L’ottico di Lampedusa di Emma Jane Kirby, Salani 2017

Carmine è un oculista cinquantenne che 25 anni fa lasciato Napoli per trasferirsi definitivamente nella bella e tranquilla Lampedusa. Ma Lampedusa, tanto suggestiva da essere Italia pur sembrando Africa, non e più così calma e tranquilla da quando il flusso di migranti si è intensificato in seguito alla primavera araba. Carmine sente parlare della sua Lampedusa in tv e in radio, incontra per strada gruppetti sempre più numerosi di migranti spauriti mentre fa jogging. Però Carmine e uno di noi. Anche se vive a Lampedusa, il dramma dell’immigrazione non lo coinvolge in prima persona. Apprende dei naufragi e delle condizioni precarie in cui questi sventurati vengono trasportati dalle coste libiche alle nostre dal divano di casa propria. Finché il dramma non lo colpisce da vicino. Ai primi di ottobre del 2013 Carmine si concede una breve vacanza in barca insieme a sua moglie e ad altri sei amici. Il 3 ottobre alle sei del mattino, il galata è in mare aperto. Sta per iniziare una nuova giornata di pesca e relax.
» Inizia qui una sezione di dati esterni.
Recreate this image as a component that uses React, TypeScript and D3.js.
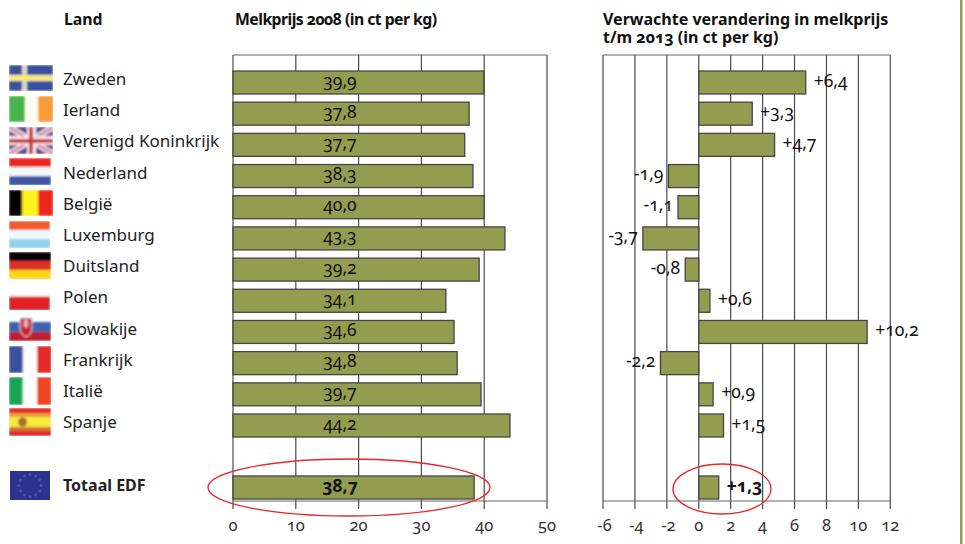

Carmine è in coperta con una tazza di caffè in mano mentre il sole sorge sull’acqua. Tutto intorno è pace... tranne per un forte stridere di gabbiani. Carmine ne è quasi infastidito. Tutti sentono le grida... Si chiedono cosa succede. Guardano il cielo che li sovrasta, scrutano il mare sotto di loro… Finché li vedono. Non sono gabbiani, ma centinaia di uomini. La superficie del mare è disseminata di corpi e di mani che si tendono in una disperata richiesta di aiuto. Carmine e i suoi amici agiscono subito. Afferrano mani, abbrancano spalle… come un’affiatata squadra di soccorso traggono in salvo 47 migranti su una piccola barca che può contenere al massimo 12 persone. Tuttavia è un naufragio tremendo e quasi 400 persone non ce la fanno. Tra esse tante donne e bambini. Le lacrime e la disperazione di chi ha visto morire in mare mogli, figli, fratelli, cambieranno per sempre la vita di questi otto amici. Un libro che ci presenta una realtà fin troppo attuale in modo lirico e profondamente umano mettendo l’accento sulla dignità di questi uomini e donne che arrivano in Italia senza più nulla.